Sandpaper can come on different thicknesses of paper (or cloth). The paper’s thickness is graded between A and F, with “A” being the lightest and most flexible and “F” being the heaviest paper. Lighter paper is more flexible, but it also can tear more easily. Heavier paper can be more durable, but it can be stiff depending on the glue used and how the sandpaper is made.

The sandpaper at Ali Industries is “C” weight. Gary Carter, the senior director of sales, says C-weight paper is a premium weight that they’ve treated to get good performance when hand and power sanding.

The paper is in giant 55″-wide rolls and can vary in length from 180 to 500 meters. It begins unspooling on a large horizontal spindle and is pulled first into a large printing press. There the grit number, the brand name and other information is printed on it – then it’s baked with ultraviolet heat so it’s instantly dry.

Glue, Grit Then Baking

From the ultraviolet heater, the paper gets its first coat of glue, which can be a phenolic resin (for sanding discs and belts) or a urea resin, for hand-sanding sheets. During our visit, the resin was a pure red and looked like the Plasti Dip stuff that some homeowners coat tool handles with.

A pot of glue. The red stuff in the tray is the resin. The glued paper travels up out of the tray and into the room where it gets its grit.

The paper descends into the resin on a giant roller that dips the unprinted side into the bath and rolls it immediately upward. From there the flypaper-like stuff rolls into a little room where the magic trick occurs.

Jumping oxide! The stuff on the top rollers is the paper with the resin. The conveyor below it carries the grit. When the grit reaches a certain point it jumps up and embeds itself in the resin.

In a low-ceilinged room under the giant rolling machines the glued paper is brought down parallel to a conveyor belt – about 1″ above the conveyor. On the belt is the loose grit, which could be anything from garnet to aluminum oxide.

Enormous oven. The paper, grit and resin all come into the oven on arms that fold the stuff in undulating curves through the warmed rooms.

At a certain point on the conveyor, the grit is statically charged and it leaps (yes, leaps) up and embeds itself in the resin on the paper above it.

Carter explains that the static charge does two things: One, it causes the stuff to jump in the air. Two, it makes the individual particles orient themselves so the blunt part of the grit becomes embedded in the resin and the sharp point is facing your work.

You can see the grit jumping up into the resin, which is a bit mesmerizing. Any excess grit (there isn’t much) is captured at the end of the conveyor.

It’s officially sandpaper now, but the resin is still wet so the roll of paper has to go into an oven to be baked. The oven looks a bit like a huge taffy puller. Giant mechanical arms loop the paper up and down like ribbon candy and move steadily through the warmed room to the end and back.

More Glue, More Baking

A sharp turn. This machine flexes the finished paper several times to increase its durability.
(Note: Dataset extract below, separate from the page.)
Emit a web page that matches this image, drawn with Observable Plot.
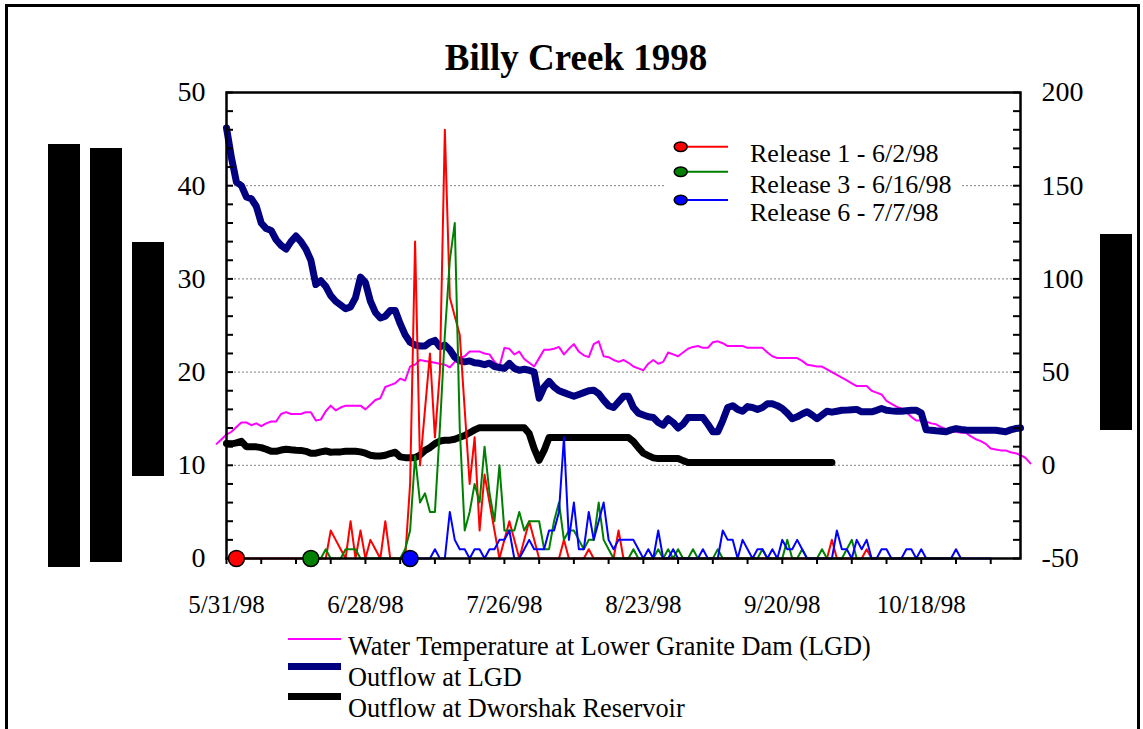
<!DOCTYPE html>
<html>
<head>
<meta charset="utf-8">
<script src="https://cdn.jsdelivr.net/npm/d3@7"></script>
<script src="https://cdn.jsdelivr.net/npm/@observablehq/plot@0.6"></script>
<style>
  body { margin: 0; background: #fff; font-family: "Liberation Serif", "Times New Roman", serif; }
  #wrap { position: relative; width: 1143px; height: 729px; overflow: hidden; background: #fff; }
  #frame { position: absolute; left: 5px; top: 4px; width: 1129px; height: 800px; border: 3px solid #000; box-sizing: content-box; }
  #chart { position: absolute; left: 0; top: 0; }
  .bar { position: absolute; background: #000; }
  #title { position: absolute; left: 0; width: 1152px; top: 39px; text-align: center; font-weight: bold; font-size: 37px; line-height: 37px; }
  .leg { position: absolute; left: 348px; font-size: 26.3px; line-height: 26px; white-space: nowrap; }
  .sw { position: absolute; left: 288px; width: 53px; }
  #inlegend { position: absolute; left: 660px; top: 130px; }
</style>
</head>
<body>
<div id="wrap">
  <div id="frame"></div>
  <div id="chart"></div>
  <div id="title">Billy Creek 1998</div>
  <div class="bar" style="left:48px;top:144px;width:32px;height:423px"></div>
  <div class="bar" style="left:90px;top:148px;width:32px;height:414px"></div>
  <div class="bar" style="left:132px;top:242px;width:32px;height:234px"></div>
  <div class="bar" style="left:1100px;top:234px;width:32px;height:196px"></div>
  <div class="sw" style="top:638px;height:2px;background:#ff00ff"></div>
  <div class="sw" style="top:663px;height:7px;background:#000080"></div>
  <div class="sw" style="top:693px;height:7px;background:#000"></div>
  <div class="leg" style="top:634px">Water Temperature at Lower Granite Dam (LGD)</div>
  <div class="leg" style="top:665px">Outflow at LGD</div>
  <div class="leg" style="top:696px">Outflow at Dworshak Reservoir</div>
  <svg id="inlegend" width="310" height="100"></svg>
</div>
<script>
// ---------------- data ----------------
const xDomain = ["1998-05-31", "1998-11-07"];
const xLabelDates = ["1998-05-31", "1998-06-28", "1998-07-26", "1998-08-23", "1998-09-20", "1998-10-18"];
const xLabels = ["5/31/98", "6/28/98", "7/26/98", "8/23/98", "9/20/98", "10/18/98"];
const leftTickValues = [0, 10, 20, 30, 40, 50];
const rightTickLabels = ["-50", "0", "50", "100", "150", "200"];
const gridValues = [10, 20, 30, 40];

// Water temperature at LGD (left axis), daily from 5/29/98
const tempStart = "1998-05-29";
const waterTemp = [
  12.3, 12.8,
  13.3, 13.6, 14.1, 14.6, 14.6, 14.3, 14.5, 14.2, 14.5, 14.7,
  14.7, 15.5, 15.7, 15.5, 15.5, 15.5, 15.7, 15.7, 14.8, 14.9,
  15.8, 16.4, 15.9, 16.2, 16.4, 16.4, 16.4, 16.4, 16.0, 16.5,
  17.0, 17.2, 18.4, 18.6, 18.8, 19.3, 19.1, 20.6, 20.8, 21.3,
  21.2, 21.1, 21.0, 20.9, 20.8, 20.5, 21.1, 21.5, 21.7, 22.2,
  22.2, 22.2, 22.0, 21.9, 21.1, 20.6, 22.6, 22.5, 21.9, 22.2,
  21.4, 21.0, 20.6, 21.5, 22.4, 22.4, 22.5, 22.7, 21.9, 22.5,
  23.0, 22.2, 21.8, 21.6, 23.0, 23.3, 21.7, 21.6, 21.3, 21.1,
  21.3, 21.0, 20.6, 20.4, 20.2, 20.9, 21.3, 20.9, 21.1, 22.1,
  21.9, 21.7, 22.1, 22.5, 22.7, 22.8, 22.6, 22.6, 23.2, 23.3,
  23.1, 22.8, 22.8, 22.8, 22.8, 22.6, 22.6, 22.6, 22.6, 22.1,
  21.7, 21.5, 21.5, 21.5, 21.5, 21.5, 21.2, 20.8, 20.7, 20.6,
  20.6, 20.3, 20.0, 19.7, 19.4, 19.1, 18.8, 18.5, 18.5, 18.5,
  18.0, 17.8, 17.6, 16.9, 16.6, 16.3, 16.1, 15.7, 15.2, 14.8,
  14.8, 14.7, 14.5, 14.4, 14.1, 13.9, 13.6, 13.6, 13.5, 13.5,
  13.1, 12.8, 12.6, 12.3, 11.8, 11.7, 11.6, 11.6, 11.4, 11.3,
  11.1, 10.8, 10.2
];

// Outflow at LGD (kcfs, right axis), daily from 5/31/98
const lgdStart = "1998-05-31";
const lgdOutflow = [
  181, 165, 152, 150, 144, 143, 139, 130, 127, 126,
  121, 118, 116, 120, 123, 120, 116, 110, 97, 99,
  96, 91, 88, 86, 84, 85, 90, 101, 98, 88,
  82, 79, 80, 83, 83, 76, 70, 66, 64.5, 64,
  64, 66, 67, 63.6, 64.5, 62, 58, 56, 55.5, 56,
  55, 54.7, 54, 54.8, 53, 52.5, 52, 54.7, 52, 51,
  51.5, 51, 50, 36, 42, 45, 42, 40, 39, 38,
  37, 38, 39, 40, 40.3, 38.5, 35, 32, 31, 34,
  37, 37, 31, 28, 27, 26, 25.6, 23, 21.5, 25,
  23, 20, 22, 25.6, 25.6, 25.6, 25.6, 22, 18, 18,
  24, 31, 32, 30, 29, 31.5, 31, 30, 31, 33,
  33, 32, 30.5, 28, 25, 26, 27.5, 28.7, 27, 25,
  27, 29, 28.5, 29, 29.5, 29.6, 29.8, 30, 28.7, 28.7,
  28.7, 29.5, 30.5, 29.5, 29.2, 29, 29, 29.3, 29.5, 29.6,
  28, 19, 18.8, 18.5, 18.3, 18, 19, 19.7, 19.2, 18.9,
  18.8, 18.8, 18.8, 18.8, 18.8, 18.8, 18.4, 18, 19, 19.7, 20
];

// Outflow at Dworshak Reservoir (kcfs, right axis), daily from 5/31/98
const dworStart = "1998-05-31";
const dworOutflow = [
  11.7, 11.5, 12, 12.9, 10, 10, 9.9, 9.5, 8.6, 7.5,
  7.5, 8.2, 8.6, 8.3, 8.1, 8, 7.5, 6.5, 6.5, 7.2,
  7.7, 7, 7.2, 7.2, 7.5, 7.5, 7.5, 7.2, 6.5, 5.4,
  5, 5, 5.4, 6.3, 7, 4.5, 4.1, 4.1, 4.1, 5.5,
  8, 9.5, 11.6, 13, 13.4, 13.5, 14, 15, 16, 17.5,
  19, 20.2, 20.2, 20.2, 20.2, 20.2, 20.2, 20.2, 20.2, 20.2,
  20.2, 17, 9, 2.7, 8, 14.9, 14.9, 14.9, 14.9, 14.9,
  14.9, 14.9, 14.9, 14.9, 14.9, 14.9, 14.9, 14.9, 14.9, 14.9,
  14.9, 14.9, 12.8, 9.5, 6.5, 5.2, 4, 3.6, 3.6, 3.6,
  3.6, 3.6, 2.5, 1.5, 1.5, 1.5, 1.5, 1.5, 1.5, 1.5,
  1.5, 1.5, 1.5, 1.5, 1.5, 1.5, 1.5, 1.5, 1.5, 1.5,
  1.5, 1.5, 1.5, 1.5, 1.5, 1.5, 1.5, 1.5, 1.5, 1.5,
  1.5, 1.5, 1.5
];

// Release 1 - 6/2/98 (left axis), daily from 6/2/98
const rel1Start = "1998-06-02";
const release1 = [
  0, 0, 0, 0, 0, 0, 0, 0, 0, 0, 0, 0, 0, 0, 0, 0, 0, 0, 0,
  3, 2, 1, 0, 4, 0, 3, 0, 2, 1,
  0, 4, 0, 0, 0, 0, 8, 34, 10, 16,
  22, 13, 20, 46, 28, 26, 24, 16, 8, 13,
  3, 9, 6, 3, 0, 2, 4, 2, 0, 2,
  4, 2, 0, 0, 0, 0, 0, 2, 0, 0,
  0, 0, 1, 0, 0, 0, 0, 0, 3, 0,
  0, 0, 0, 0, 0, 0, 0, 0, 0, 0,
  0, 0, 0, 0, 0, 0, 0, 0, 0, 0,
  0, 0, 0, 0, 0, 0, 0, 0, 0, 0,
  0, 0, 0, 0, 0, 0, 0, 0, 0, 0,
  0, 2, 0, 0, 0, 0, 0, 0, 1, 0,
  0, 0, 0, 0, 0, 0, 0, 0, 0, 0,
  0, 0, 0, 0, 0
];

// Release 3 - 6/16/98 (left axis), daily from 6/17/98
const rel3Start = "1998-06-17";
const release3 = [
  0, 0, 0,
  1, 0, 0, 0, 1, 1, 1, 0, 0, 0,
  0, 0, 0, 0, 0, 0, 1, 3, 11, 6,
  7, 5, 5, 14, 24, 32, 36, 14, 3, 5,
  8, 6, 12, 7, 4, 10, 3, 3, 3, 5,
  3, 4, 4, 4, 1, 1, 4, 6, 2, 3,
  3, 2, 1, 2, 2, 6, 2, 1, 0, 0,
  0, 0, 1, 0, 0, 0, 0, 1, 0, 1,
  0, 1, 0, 0, 1, 0, 0, 0, 0, 1,
  0, 0, 0, 0, 0, 0, 0, 0, 1, 0,
  0, 0, 0, 2, 0, 0, 1, 0, 0, 0,
  1, 0, 0, 0, 0, 1, 2, 0, 0, 0,
  0, 0, 0, 0, 0, 0, 0, 0, 0, 0,
  0, 0, 0, 0, 0, 0, 0, 0
];

// Release 6 - 7/7/98 (left axis), daily from 7/7/98
const rel6Start = "1998-07-07";
const release6 = [
  0, 0, 0, 0, 0, 1, 0, 0, 5, 2, 1, 1, 0,
  1, 1, 0, 1, 1, 2, 2, 3, 0, 0,
  1, 2, 1, 1, 1, 3, 3, 5, 13, 2,
  6, 1, 1, 5, 2, 4, 6, 2, 1, 2,
  2, 2, 2, 1, 0, 1, 0, 3, 0, 0,
  1, 0, 0, 0, 0, 0, 1, 0, 0, 0,
  3, 2, 2, 0, 2, 1, 0, 1, 1, 0,
  1, 0, 2, 1, 1, 2, 1, 0, 0, 0,
  0, 0, 0, 3, 1, 1, 0, 2, 1, 2,
  0, 0, 1, 1, 0, 0, 0, 1, 1, 0,
  1, 0, 0, 0, 0, 0, 0, 1, 0, 0,
  0, 0, 0, 0, 0
];

const releaseNames = ["Release 1 - 6/2/98", "Release 3 - 6/16/98", "Release 6 - 7/7/98"];
const releaseColors = ["#ff0000", "#008000", "#0000ff"];
const releaseMarkerDates = ["1998-06-02", "1998-06-17", "1998-07-07"];

// ---------------- build ----------------
const toDate = s => new Date(s + "T00:00:00Z");
const rows = (start, vals) => vals.map((v, i) => ({date: d3.utcDay.offset(toDate(start), i), v}));
const toLeft = v => v / 5 + 10; // right axis (-50..200) onto left axis (0..50)

const tempRows = rows(tempStart, waterTemp);
const lgdRows = rows(lgdStart, lgdOutflow);
const dworRows = rows(dworStart, dworOutflow);
const relRows = [rows(rel1Start, release1), rows(rel3Start, release3), rows(rel6Start, release6)];

const W = 1143, H = 729, mL = 226, mR = 123, mT = 92, mB = 171;
const innerW = W - mL - mR;
const x0 = toDate(xDomain[0]), x1 = toDate(xDomain[1]);
const weekTicks = d3.utcSunday.range(x0, d3.utcDay.offset(x1, 1));
const labelMap = new Map(xLabelDates.map((d, i) => [+toDate(d), xLabels[i]]));
const minorY = d3.range(0, 51, 2);

const chart = Plot.plot({
  width: W, height: H,
  marginLeft: mL, marginRight: mR, marginTop: mT, marginBottom: mB,
  style: {fontFamily: "'Liberation Serif', 'Times New Roman', serif", fontSize: "28px", color: "#000", background: "transparent", overflow: "visible"},
  x: {type: "utc", domain: [x0, x1]},
  y: {domain: [0, 50]},
  marks: [
    Plot.ruleY(gridValues, {stroke: "#808080", strokeDasharray: "2,2", strokeWidth: 1}),
    Plot.line(tempRows, {x: "date", y: "v", stroke: "#ff00ff", strokeWidth: 2}),
    Plot.line(lgdRows, {x: "date", y: d => toLeft(d.v), stroke: "#000080", strokeWidth: 7}),
    Plot.line(dworRows, {x: "date", y: d => toLeft(d.v), stroke: "#000000", strokeWidth: 7}),
    ...relRows.map((r, i) => Plot.line(r, {x: "date", y: "v", stroke: releaseColors[i], strokeWidth: 2})),
    Plot.frame({stroke: "#000", strokeWidth: 2.5}),
    Plot.tickY(minorY, {y: d => d, insetRight: innerW - 7, stroke: "#000", strokeWidth: 2}),
    Plot.tickY(minorY, {y: d => d, insetLeft: innerW - 7, stroke: "#000", strokeWidth: 2}),
    Plot.axisY({ticks: leftTickValues, tickSize: 0, tickPadding: 21, fontSize: 28, label: null}),
    Plot.axisY({anchor: "right", ticks: leftTickValues, tickSize: 0, tickPadding: 21, fontSize: 28, label: null,
      tickFormat: d => rightTickLabels[leftTickValues.indexOf(d)]}),
    Plot.axisX({ticks: weekTicks, tickSize: 6, tickPadding: 31, fontSize: 25, label: null, strokeWidth: 2,
      tickFormat: d => labelMap.get(+d) || ""}),
    ...releaseMarkerDates.map((d, i) => Plot.dot([{date: toDate(d), v: 0}], {x: "date", y: "v", r: 8, fill: releaseColors[i], stroke: "#000", strokeWidth: 1.5}))
  ]
});
document.getElementById("chart").appendChild(chart);

// in-plot legend
const leg = d3.select("#inlegend");
leg.append("rect").attr("x", 6).attr("y", 4).attr("width", 294).attr("height", 94).attr("fill", "#fff");
const legLineY = [16.7, 41.7, 70];
const legTextY = [31.7, 63.3, 90.7];
releaseNames.forEach((name, i) => {
  leg.append("line").attr("x1", 22).attr("x2", 68).attr("y1", legLineY[i]).attr("y2", legLineY[i])
    .attr("stroke", releaseColors[i]).attr("stroke-width", 2);
  leg.append("ellipse").attr("cx", 20.7).attr("cy", legLineY[i]).attr("rx", 6.5).attr("ry", 4.7)
    .attr("fill", releaseColors[i]).attr("stroke", "#000").attr("stroke-width", 1.5);
  leg.append("text").attr("x", 90).attr("y", legTextY[i]).text(name)
    .attr("font-family", "'Liberation Serif', 'Times New Roman', serif").attr("font-size", 26);
});
</script>
</body>
</html>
Then the paper is rolled back up.

After the resin is somewhat cured, the paper is coated with another layer of resin, which improves the durability of the paper (only the cheapest sandpaper has one layer of resin). Then it’s baked again and spooled back into a roll. These rolls are heated some more in small rooms to fully cure the resin.

At this point the paper is quite stiff and will crack if bent. So the Ali employees run the rolls of paper through a machine that flexes the paper. These machines bend the paper like a ribbon through a series of turns that makes the product less likely to crack on you.

Then It Gets Complicated

Acres of loops. The white stuff is the “loop” part of hook-and-loop. It’s glued to the back of the paper on this large machine, which also applies the sticky-back glue if need be.

After that, lots of different things can happen to the sandpaper. Employees can add a cloth backing so the sandpaper will be compatible with hook-and-loop sanders. Or they can add a sticky-back coating. But the real variety kicks in when it goes into a warehouse with die-cutting machines.

A giant punch. An Ali employee stacks finished sanding pads as they come out of the die-cutter. The cutter can slice through five or six sheets of sandpaper in one swoop.

Each of these machines is about the size of a small SUV. Five or six rolls of paper are ganged up at the back of the machine. The sheets are pulled into a chamber where a robotic die-cutter punches out the different-sized discs or shapes – for random-orbit sanders, for example.

Making the belts for sanding belts is a little more complicated: They start that process with a parallelogram of paper that is then glued into a tube with some Kevlar tape. The tube is then sliced into the correct widths.

The leftovers. Here’s what the paper looks like after the die-cutter.

Then employees snatch the stacks of finished products, put them in their packages, and the finished goods are boxed up and go off to their final destination. The whole manufacturing process is pretty quick. A typical sheet of sandpaper starts as raw ingredients on one day and within 10-14 days can be ready to ship.

Not only is the manufacturing process fast, but historically speaking, the end product is amazingly inexpensive. Early sandpaper – called “glasspaper” – was pricey, used sparingly, flimsy and never wasted. Nowadays, everyone can afford as much sandpaper as they need, which makes the world a very smooth place.